Data for the task:
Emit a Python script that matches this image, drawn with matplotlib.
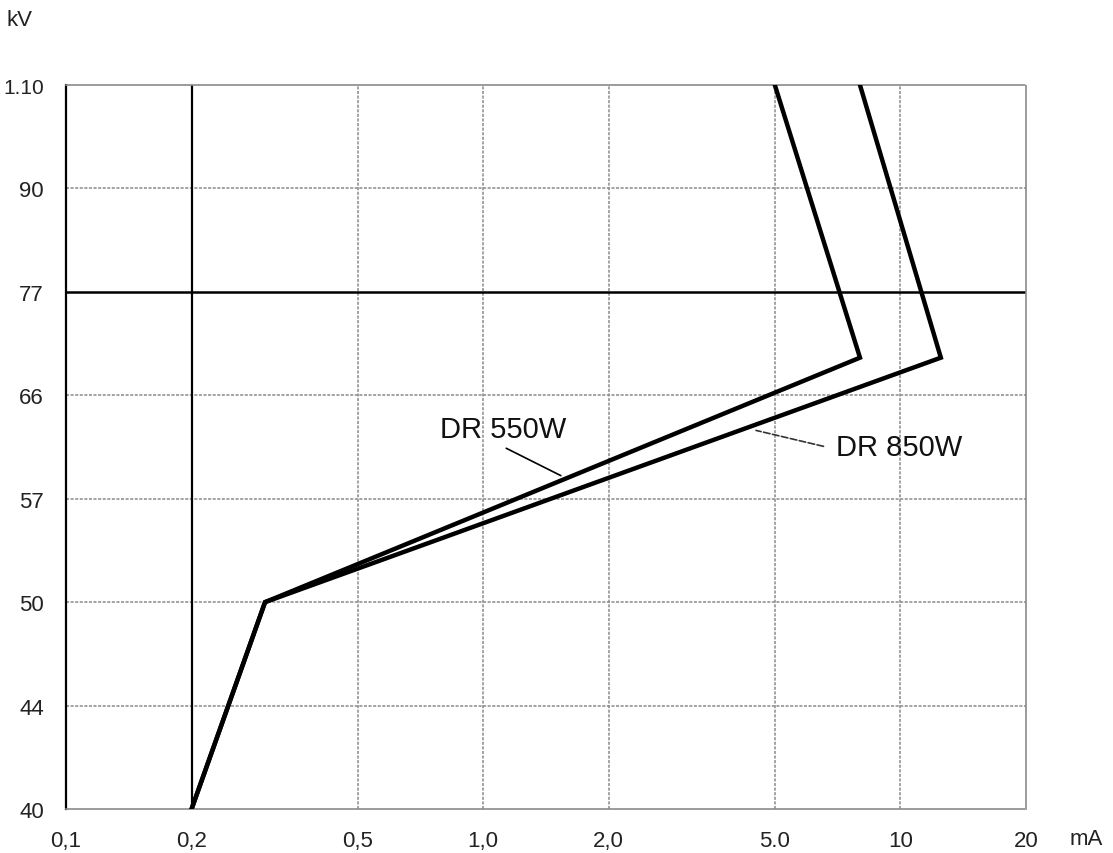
import numpy as np
import matplotlib
matplotlib.use("Agg")
import matplotlib.pyplot as plt

# ---- data ----
kv_ticks = [40, 44, 50, 57, 66, 77, 90, 110]
kv_tick_labels = ["40", "44", "50", "57", "66", "77", "90", "1.10"]
ma_ticks = [0.1, 0.2, 0.5, 1.0, 2.0, 5.0, 10, 20]
ma_tick_labels = ["0,1", "0,2", "0,5", "1,0", "2,0", "5.0", "10", "20"]

dr550_ma = [0.2, 0.3, 8.0, 5.0]
dr550_kv = [40, 50, 70, 110]
dr850_ma = [0.2, 0.3, 12.5, 8.0]
dr850_kv = [40, 50, 70, 110]

label550 = "DR 550W"
label850 = "DR 850W"
# ---------------

plt.rcParams['font.family'] = ['Liberation Sans', 'DejaVu Sans']

fig = plt.figure(figsize=(11.13, 8.54), dpi=100)
ax = fig.add_axes([66/1113, 1-810/854, (1026-66)/1113, (810-86)/854])

pos = np.arange(len(kv_ticks), dtype=float)
kv_arr = np.array(kv_ticks, dtype=float)

def fwd(v):
    return np.interp(v, kv_arr, pos)

def inv(p):
    return np.interp(p, pos, kv_arr)

ax.set_xscale('log')
ax.set_yscale('function', functions=(fwd, inv))
ax.set_xlim(0.1, 20)
ax.set_ylim(40, 110)

grid_col = '#8a8a8a'
for x in ma_ticks[1:-1]:
    if x == 0.2:
        continue
    ax.axvline(x, color=grid_col, lw=1.1, ls=(0, (2, 1)), zorder=1)
for y in kv_ticks[1:-1]:
    if y == 77:
        continue
    ax.axhline(y, color=grid_col, lw=1.1, ls=(0, (2, 1)), zorder=1)
ax.axvline(0.2, color='black', lw=1.6, zorder=2)
ax.axhline(77, color='black', lw=1.8, zorder=2)

for side in ['top', 'right', 'bottom']:
    ax.spines[side].set_color(grid_col)
    ax.spines[side].set_linewidth(1.2)
    ax.spines[side].set_linestyle((0, (2, 1)))
ax.spines['left'].set_color('black')
ax.spines['left'].set_linewidth(1.6)

ax.plot(dr550_ma, dr550_kv, color='black', lw=3.2, solid_joinstyle='miter', zorder=3)
ax.plot(dr850_ma, dr850_kv, color='black', lw=3.2, solid_joinstyle='miter', zorder=3)

ax.set_xticks(ma_ticks)
ax.set_xticklabels(ma_tick_labels)
ax.xaxis.set_minor_locator(matplotlib.ticker.NullLocator())
ax.set_yticks(kv_ticks)
ax.set_yticklabels(kv_tick_labels)
ax.yaxis.set_minor_locator(matplotlib.ticker.NullLocator())
ax.tick_params(axis='both', length=0, labelsize=16, colors='#222222')
ax.tick_params(axis='x', pad=15)
ax.tick_params(axis='y', pad=16)
ax.get_yticklabels()[-1].set_fontsize(15)

# annotations
ax.annotate("", xy=(1.556, 58.9), xytext=(1.12, 61.5),
            arrowprops=dict(arrowstyle='-', color='black', lw=1.2))
ax.text(0.79, 63.1, label550, fontsize=21, ha='left', va='center', color='#111111')
ax.annotate("", xy=(4.44, 63.0), xytext=(6.64, 61.5),
            arrowprops=dict(arrowstyle='-', color='#333333', lw=1.2, ls=(0, (4, 1.5))))
ax.text(7.02, 61.5, label850, fontsize=21, ha='left', va='center', color='#111111')

fig.text(7/1113, 1-20/854, "kV", fontsize=16, ha='left', va='center', color='#222222')
fig.text(1070/1113, 1-840/854, "mA", fontsize=16, ha='left', va='center', color='#222222')

fig.savefig("out.png", dpi=100, facecolor='white')
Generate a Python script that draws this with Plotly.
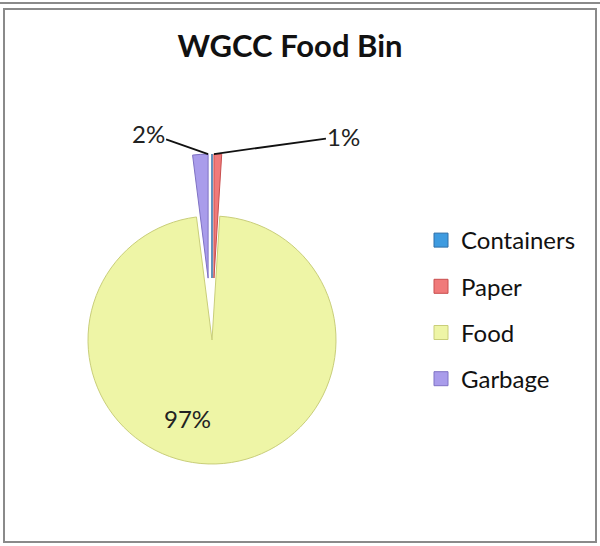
import plotly.graph_objects as go
import math

# ---- data ----
labels = ["Containers", "Paper", "Food", "Garbage"]
values = [0, 1, 97, 2]
colors = ["#3E9BE0", "#F07A7A", "#EEF5A6", "#A99CEB"]
edge_colors = ["#2F6FA8", "#C84E4E", "#C9CE7A", "#7F72C4"]
pulls = [0.5, 0.5, 0.0, 0.5]
title_text = "WGCC Food Bin"

W, H = 600, 546
FONT = "Lato, 'Open Sans', sans-serif"

dom_x = [26 / W, 398 / W]
dom_y = [1 - 526 / H, 1 - 154 / H]

total = sum(values)
pct = [v / total * 100 for v in values]

fig = go.Figure()
fig.add_trace(go.Pie(
    labels=labels,
    values=values,
    textinfo="none",
    marker=dict(colors=colors, line=dict(color=edge_colors, width=1)),
    pull=pulls,
    sort=False,
    direction="clockwise",
    rotation=0,
    domain=dict(x=dom_x, y=dom_y),
    showlegend=False,
    hoverinfo="label+percent",
))

# legend entries (spaced like the original)
for lab, c, ec in zip(labels, colors, edge_colors):
    fig.add_trace(go.Scatter(
        x=[None], y=[None], mode="markers", name=lab, legendgroup=lab,
        marker=dict(symbol="square", size=14, color=c, line=dict(color=ec, width=1)),
        hoverinfo="skip",
    ))

# geometry of the pie (same as plotly's)
cx = (dom_x[0] + dom_x[1]) / 2 * W
cy = (1 - (dom_y[0] + dom_y[1]) / 2) * H
r = min((dom_x[1] - dom_x[0]) * W, (dom_y[1] - dom_y[0]) * H) / 2 / (1 + max(pulls))

annotations = []
cum = 0.0
for i, (lab, v) in enumerate(zip(labels, values)):
    frac = v / total
    mid = (cum + frac / 2) * 2 * math.pi
    cum += frac
    if v == 0:
        continue
    if pct[i] > 50:
        # big slice: label inside, lower-left part of the pie
        annotations.append(dict(
            x=(cx - 0.2 * r) / W, y=1 - (cy + 0.63 * r) / H, xref="paper", yref="paper",
            xanchor="center", yanchor="middle",
            text=f"{pct[i]:.0f}%", showarrow=False,
            font=dict(family=FONT, size=24, color="#222222"),
        ))
        continue
    off = pulls[i] * r
    tipx = cx + off * math.sin(mid)
    tipy = cy - off * math.cos(mid) - r
    side = 1 if math.sin(mid) > 0 else -1
    annotations.append(dict(
        x=tipx / W, y=1 - tipy / H, xref="paper", yref="paper",
        text=f"{pct[i]:.0f}%", showarrow=True, arrowhead=0, arrowwidth=1.8,
        arrowcolor="#111111", ax=(130 if side > 0 else -60),
        ay=(-18 if side > 0 else -21), font=dict(family=FONT, size=24, color="#222222"),
    ))

fig.update_layout(
    width=W, height=H,
    margin=dict(l=0, r=0, t=0, b=0),
    paper_bgcolor="white", plot_bgcolor="white",
    title=dict(text=f"<b>{title_text}</b>", x=290 / W, xanchor="center",
               y=1 - 46 / H, yanchor="middle",
               font=dict(family=FONT, size=31, color="#111111")),
    xaxis=dict(visible=False), yaxis=dict(visible=False),
    legend=dict(x=421 / W, y=1 - 218 / H, xanchor="left", yanchor="top",
                font=dict(family=FONT, size=24, color="#111111"),
                tracegroupgap=12, itemclick=False, itemdoubleclick=False,
                bgcolor="rgba(0,0,0,0)"),
    annotations=annotations,
    shapes=[
        dict(type="rect", xref="paper", yref="paper",
             x0=4 / W, x1=596 / W, y0=1 - 542 / H, y1=1 - 9 / H,
             line=dict(color="#8a8a8a", width=2)),
        dict(type="line", xref="paper", yref="paper",
             x0=0, x1=1, y0=1 - 3 / H, y1=1 - 3 / H,
             line=dict(color="#8a8a8a", width=2)),
    ],
)

fig.write_html("out.html", config={"displayModeBar": False},
               post_script="document.body.style.margin='0';")
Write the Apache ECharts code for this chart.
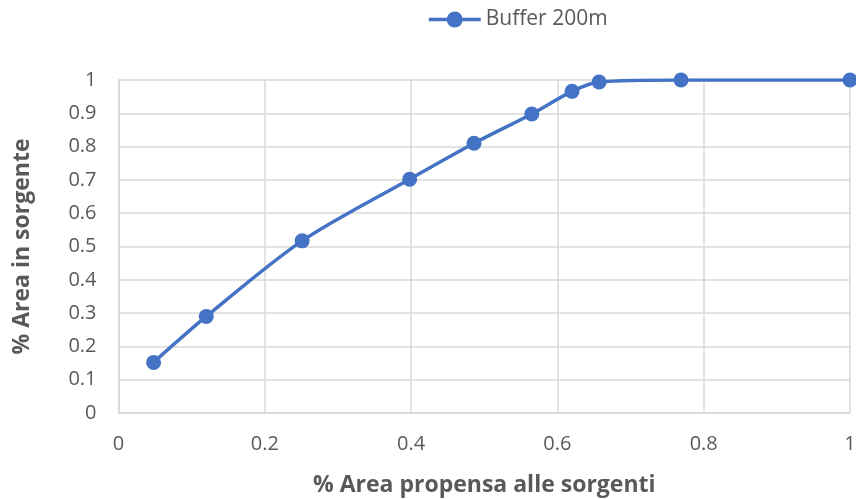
<!DOCTYPE html>
<html>
<head>
<meta charset="utf-8">
<script src="https://cdn.jsdelivr.net/npm/echarts@6/dist/echarts.min.js"></script>
<style>
  html, body { margin: 0; padding: 0; background: #fff; }
  #chart { width: 856px; height: 499px; }
</style>
</head>
<body>
<div id="chart"></div>
<script>
// Share of spring-prone area (x) vs share of area in springs (y), 200 m buffer
const seriesName = 'Buffer 200m';
const areaPropensa = [0.048, 0.120, 0.251, 0.398, 0.486, 0.565, 0.620, 0.657, 0.769, 1.0];
const areaSorgente = [0.152, 0.290, 0.517, 0.702, 0.810, 0.898, 0.966, 0.994, 1.0, 1.0];
const xAxisTitle = '% Area propensa alle sorgenti';
const yAxisTitle = '% Area in sorgente';

const points = areaPropensa.map((x, i) => [x, areaSorgente[i]]);
const fontFamily = 'Open Sans, Liberation Sans, sans-serif';
const gridColor = '#d9d9d9';
const textColor = '#595959';
const lineColor = '#4472C4';

const chart = echarts.init(document.getElementById('chart'), null, { renderer: 'canvas' });
chart.setOption({
  animation: false,
  backgroundColor: '#ffffff',
  legend: {
    top: 4,
    left: 422,
    itemWidth: 52,
    itemHeight: 20,
    itemGap: 6,
    lineStyle: { width: 3.5 },
    textStyle: { color: textColor, fontSize: 21, fontFamily: fontFamily },
    data: [seriesName]
  },
  grid: { left: 118.5, right: 6, top: 80, bottom: 86, containLabel: false, outerBoundsMode: 'none' },
  xAxis: {
    type: 'value',
    min: 0, max: 1, interval: 0.2,
    name: xAxisTitle,
    nameLocation: 'middle',
    nameGap: 61,
    nameTextStyle: { color: textColor, fontSize: 23, fontWeight: 'bold', fontFamily: fontFamily },
    axisLine: { show: true, lineStyle: { color: gridColor, width: 1.5 } },
    axisTick: { show: false },
    axisLabel: { color: textColor, fontSize: 20, fontFamily: fontFamily, margin: 21 },
    splitLine: { show: true, lineStyle: { color: gridColor, width: 1.5 } }
  },
  yAxis: {
    type: 'value',
    min: 0, max: 1, interval: 0.1,
    name: yAxisTitle,
    nameLocation: 'middle',
    nameGap: 85,
    nameTextStyle: { color: textColor, fontSize: 23, fontWeight: 'bold', fontFamily: fontFamily },
    axisLine: { show: true, lineStyle: { color: gridColor, width: 1.5 } },
    axisTick: { show: false },
    axisLabel: { color: textColor, fontSize: 20, fontFamily: fontFamily, margin: 22 },
    splitLine: { show: true, lineStyle: { color: gridColor, width: 1.5 } }
  },
  series: [{
    name: seriesName,
    type: 'line',
    data: points,
    smooth: 0.3,
    symbol: 'circle',
    symbolSize: 15,
    lineStyle: { color: lineColor, width: 3.5 },
    itemStyle: { color: lineColor }
  }]
});
</script>
</body>
</html>
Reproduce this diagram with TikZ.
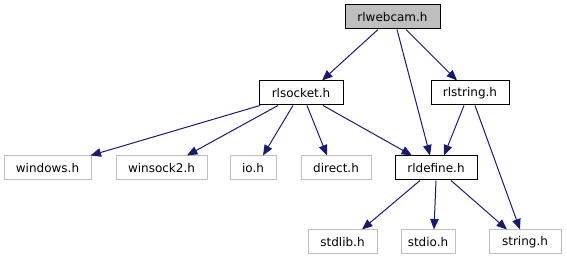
\documentclass[tikz,border=0pt]{standalone}
\usepackage{fontspec}
\setmainfont{DejaVu Sans}
\usetikzlibrary{arrows.meta}
\definecolor{edgeblue}{RGB}{25,25,112}
\definecolor{boxgray}{RGB}{191,191,191}
\tikzset{
  hdr/.style={draw=black, line width=1pt, fill=white, inner sep=0pt,
    minimum height=24pt, font=\fontsize{12}{14}\selectfont},
  sysinc/.style={hdr, draw=boxgray},
  rootfile/.style={hdr, fill=boxgray},
  incl/.style={draw=edgeblue, line width=1pt,
    -{Triangle[length=10.5pt,width=8.5pt]}},
}
\begin{document}
\begin{tikzpicture}[x=1pt,y=-1pt]
\useasboundingbox (0,0) rectangle (567,261);
% files of the project
\node[rootfile, minimum width=95pt] (webcam) at (392.5,17) {rlwebcam.h};
\node[hdr, minimum width=84pt] (socket) at (301,93) {rlsocket.h};
\node[hdr, minimum width=78pt] (string) at (470,93) {rlstring.h};
\node[hdr, minimum width=82pt] (define) at (436,168) {rldefine.h};
% system headers
\node[sysinc, minimum width=87pt] (windows) at (47.5,168) {windows.h};
\node[sysinc, minimum width=91pt] (winsock) at (161.5,168) {winsock2.h};
\node[sysinc, minimum width=46pt] (io) at (253,168) {io.h};
\node[sysinc, minimum width=70pt] (direct) at (336,168) {direct.h};
\node[sysinc, minimum width=69pt] (stdlib) at (342.5,242) {stdlib.h};
\node[sysinc, minimum width=54pt] (stdio) at (428,242) {stdio.h};
\node[sysinc, minimum width=72pt] (cstring) at (525,242) {string.h};
% include edges
\draw[incl] ([xshift=-14.5pt]webcam.south) -- ([xshift=21pt]socket.north);
\draw[incl] ([xshift=4.5pt]webcam.south) -- ([xshift=-6pt]define.north);
\draw[incl] ([xshift=13.5pt]webcam.south) -- ([xshift=-13pt]string.north);
\draw[incl] ([xshift=-41pt]socket.south) -- ([xshift=43pt]windows.north);
\draw[incl] ([xshift=-23pt]socket.south) -- ([xshift=25.5pt]winsock.north);
\draw[incl] ([xshift=-8pt]socket.south) -- ([xshift=10pt]io.north);
\draw[incl] ([xshift=6pt]socket.south) -- ([xshift=-9pt]direct.north);
\draw[incl] ([xshift=22pt]socket.south) -- ([xshift=-24pt]define.north);
\draw[incl] ([xshift=-6pt]string.south) -- ([xshift=8pt]define.north);
\draw[incl] ([xshift=5pt]string.south) -- ([xshift=-5pt]cstring.north);
\draw[incl] ([xshift=-16pt]define.south) -- ([xshift=19.5pt]stdlib.north);
\draw[incl] (define.south) -- ([xshift=6pt]stdio.north);
\draw[incl] ([xshift=15pt]define.south) -- ([xshift=-18pt]cstring.north);
\end{tikzpicture}
\end{document}
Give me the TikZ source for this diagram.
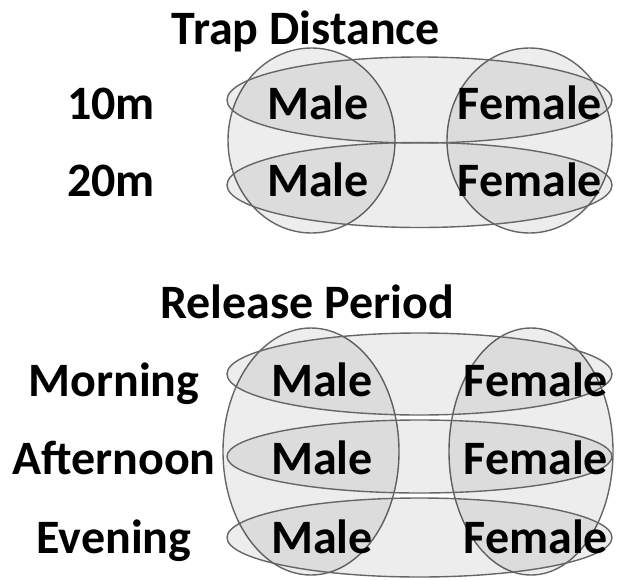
\documentclass[tikz,border=0pt]{standalone}
\usepackage{fontspec}
\setmainfont{Carlito}
\usepackage{tikz}
\usetikzlibrary{shapes}
\tikzstyle{ring} = [ellipse, draw=black!60, line width=1.4pt, fill=black, fill opacity=0.07, draw opacity=1, inner sep=0pt]
\tikzstyle{word} = [font=\fontsize{48}{52}\selectfont\bfseries, inner sep=0pt, anchor=base, text opacity=1]

\begin{document}
\begin{tikzpicture}[x=1pt, y=-1pt]
\useasboundingbox (0,0) rectangle (619,579);

% trap distance
\node (maleTD) [ring, minimum width=167pt, minimum height=185pt] at (311.5,140.5) {};
\node (femTD) [ring, minimum width=165pt, minimum height=185pt] at (529.5,140.5) {};
\node (row10) [ring, minimum width=385pt, minimum height=86pt] at (419.5,100) {};
\node (row20) [ring, minimum width=385pt, minimum height=85pt] at (419.5,185) {};

\node (trap) [word] at (306,44) {Trap Distance};
\node (ten) [word] at (111,119) {10m};
\node (twenty) [word] at (111,196) {20m};
\node (m10) [word] at (318,119) {Male};
\node (f10) [word] at (530,119) {Female};
\node (m20) [word] at (318,196) {Male};
\node (f20) [word] at (530,196) {Female};

% release period
\node (maleRP) [ring, minimum width=176pt, minimum height=247pt] at (311,451.5) {};
\node (femRP) [ring, minimum width=164pt, minimum height=247pt] at (531,451.5) {};
\node (rowMo) [ring, minimum width=385pt, minimum height=82pt] at (419.5,374) {};
\node (rowAf) [ring, minimum width=385pt, minimum height=73pt] at (419.5,456.5) {};
\node (rowEv) [ring, minimum width=385pt, minimum height=79pt] at (419.5,537.5) {};

\node (release) [word] at (307,318) {Release Period};
\node (morn) [word] at (114,396) {Morning};
\node (aftn) [word] at (114,474) {Afternoon};
\node (even) [word] at (114,553) {Evening};
\node (mMo) [word] at (322,396) {Male};
\node (fMo) [word] at (536,396) {Female};
\node (mAf) [word] at (322,474) {Male};
\node (fAf) [word] at (536,474) {Female};
\node (mEv) [word] at (322,553) {Male};
\node (fEv) [word] at (536,553) {Female};

\end{tikzpicture}
\end{document}
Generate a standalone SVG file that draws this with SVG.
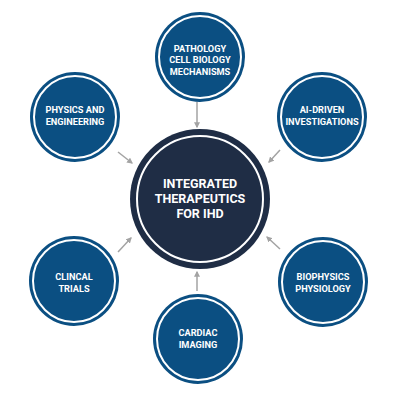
<svg xmlns="http://www.w3.org/2000/svg" width="400" height="400" viewBox="0 0 400 400">
<defs>
<style>
.node{fill:#0b4f82}
.ring{fill:none;stroke:#ffffff;stroke-width:2}
.lbl{font-family:Roboto,"Liberation Sans",sans-serif;font-weight:700;font-size:9.2px;fill:#ffffff;text-anchor:middle}
.clbl{font-family:Roboto,"Liberation Sans",sans-serif;font-weight:700;font-size:12.5px;fill:#ffffff;text-anchor:middle}
.conn{stroke:#a3a3a3;stroke-width:1.5;fill:none;marker-end:url(#ah)}
</style>
<marker id="ah" viewBox="0 0 10 10" refX="8" refY="5" markerWidth="4" markerHeight="4" orient="auto">
<path d="M0,0 L10,5 L0,10 z" fill="#a3a3a3"/>
</marker>
</defs>
<rect width="400" height="400" fill="#ffffff"/>
<g id="connectors">
<line class="conn" x1="197" y1="102" x2="197" y2="127"/>
<line class="conn" x1="118" y1="152" x2="132" y2="163"/>
<line class="conn" x1="280" y1="150" x2="269" y2="162"/>
<line class="conn" x1="118" y1="252" x2="131" y2="238"/>
<line class="conn" x1="280" y1="249" x2="267" y2="237"/>
<line class="conn" x1="197" y1="291" x2="197" y2="272"/>
</g>
<g id="center">
<circle cx="200" cy="199" r="70" fill="#1f2d45"/>
<circle cx="200" cy="199" r="63" class="ring"/>
<text class="clbl" x="200" y="188">INTEGRATED</text>
<text class="clbl" x="200" y="203">THERAPEUTICS</text>
<text class="clbl" x="200" y="218">FOR IHD</text>
</g>
<g id="pathology">
<circle cx="200" cy="57" r="45" class="node"/>
<circle cx="200" cy="57" r="41" class="ring"/>
<text class="lbl" x="200" y="51.5">PATHOLOGY</text>
<text class="lbl" x="200" y="63">CELL BIOLOGY</text>
<text class="lbl" x="200" y="74.5">MECHANISMS</text>
</g>
<g id="ai">
<circle cx="322" cy="117" r="45" class="node"/>
<circle cx="322" cy="117" r="41" class="ring"/>
<text class="lbl" x="322" y="113">AI-DRIVEN</text>
<text class="lbl" x="322" y="125">INVESTIGATIONS</text>
</g>
<g id="physics">
<circle cx="75" cy="117" r="45" class="node"/>
<circle cx="75" cy="117" r="41" class="ring"/>
<text class="lbl" x="75" y="113">PHYSICS AND</text>
<text class="lbl" x="75" y="125">ENGINEERING</text>
</g>
<g id="biophysics">
<circle cx="323" cy="282" r="45" class="node"/>
<circle cx="323" cy="282" r="41" class="ring"/>
<text class="lbl" x="323" y="280">BIOPHYSICS</text>
<text class="lbl" x="323" y="292">PHYSIOLOGY</text>
</g>
<g id="clinical">
<circle cx="74" cy="281" r="45" class="node"/>
<circle cx="74" cy="281" r="41" class="ring"/>
<text class="lbl" x="74" y="280">CLINCAL</text>
<text class="lbl" x="74" y="292">TRIALS</text>
</g>
<g id="cardiac">
<circle cx="198" cy="339" r="45" class="node"/>
<circle cx="198" cy="339" r="41" class="ring"/>
<text class="lbl" x="198" y="336">CARDIAC</text>
<text class="lbl" x="198" y="348">IMAGING</text>
</g>
</svg>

Instructions to follow:
Repeat exactly the lines from the first line of the records above through the line containing "import matplotlib.pyplot as plt", leaving out the pictures.

The result:
Emit a Python script that matches this image, drawn with matplotlib.
import numpy as np
import matplotlib
matplotlib.use("Agg")
import matplotlib.pyplot as plt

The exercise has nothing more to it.